Are Data Tsunamis Inevitable Or Man Made Disasters?

What happens when people who have no real knowledge and context about how to handle data, infrastructure or applications insist on being in charge and need to be seen as taking strong decisive actions without ever being held responsible? It leads to real bad, often silly decisions with a bunch of unintended consequences. Storage vendors love this. More iron to sell. And yes, all this is predictable. When I’m able and allowed to poke around in storage and the data stored I often come to the following conclusion: there’s a bulk amount of data that is stored in an economical unsound fashion. Storage vendors & software vendors love this, as there are now data life cycle management tools & appliances to be sold.

The backlash of all this is? Cost cutting, which then leads to the data that has valid needs to be stored and protected not getting the resources it should. Why? Well who’s going to take responsibility to push the delete button to remove the other data? As we get ever better technology to store, transport and protect data we manage to do more with less money and personnel. But as is often the case, no good deed goes unpunished. Way to often these savings or efficiencies flow straight into the bottomless pit caused by that age old “horror vacui” principle in action in the world of data storage.

You get situations like this: “Can I have 60TB of storage?  It’s okay, I discussed this with your colleague last year, he said you’d have 60TB available at this time frame”

What is the use case? How do you need it? What applications or services will consume this storage? Do you really need this to be on a SAN or can we dump this in cost effective Windows Server Storage Spaces with ReFS? What are the economics involved around this data? Is it worth doing? What projects is this assigned to? Who’s the PM? Where is the functional analysis. Will this work? Has there been a POC? Was that POC sound? Was there a pilot?
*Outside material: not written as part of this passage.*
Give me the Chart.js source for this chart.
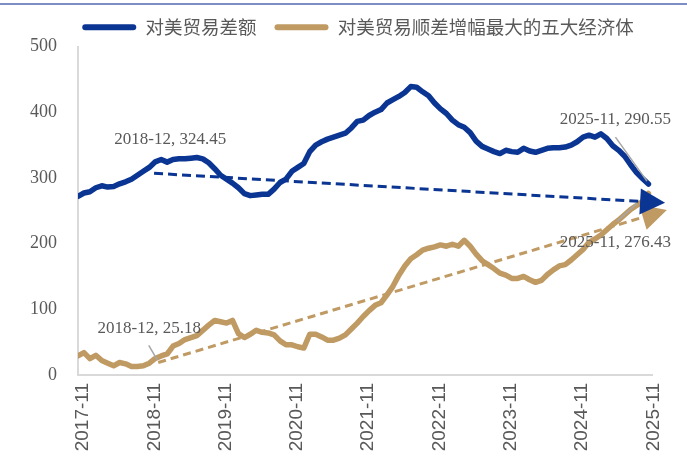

What the RTO? The RPO? Does it need to be replicated off site? What IOPS is required? How will it be accessed? What security is needed? Any encryption required? Any laws affecting the above? All you get is a lot of vacant blank stares and lot’s of “just get it done”. How can it be that with so many analysts and managers of all sorts running around to meeting after meeting, all in order to get companies running like a well oiled slick mean machine, we end up with this question at the desk of an operational systems administrator as a result? Basically what are you asking for? Why are you asking this and did you think this through?


Consider the following. What if you asked for 30 billion gallons of water at our desk and we say “sure” and just sent it to you. We did what you asked. Perhaps you meant bottled drinking water but below is what you’ll end up with. And yes it completely up to specifications, limited as they are.


The last words heard while drowning will be “Who ordered this? You can bet no one will be responsible, especially not when the bill arrives and when the resulting mess needs to be cleaned up. Data in the cloud will not solve this. Like the hosting business, who serve up massive amount of idle servers, the cloud will host massive amounts of idle data as in both situations it’s providing the service that generates revenue, not the real use of that service by you or it’s economic value to you.

One thought on “Are Data Tsunamis Inevitable Or Man Made Disasters?

  1. Well said. I seem to run into this problem very often in my company, and it astounds me that so many people don’t understand the idea of specifications and scope.

    This behavior is followed by clarifying questions to determine the scope, and then IT gets blamed for being roadblocks to critical operations.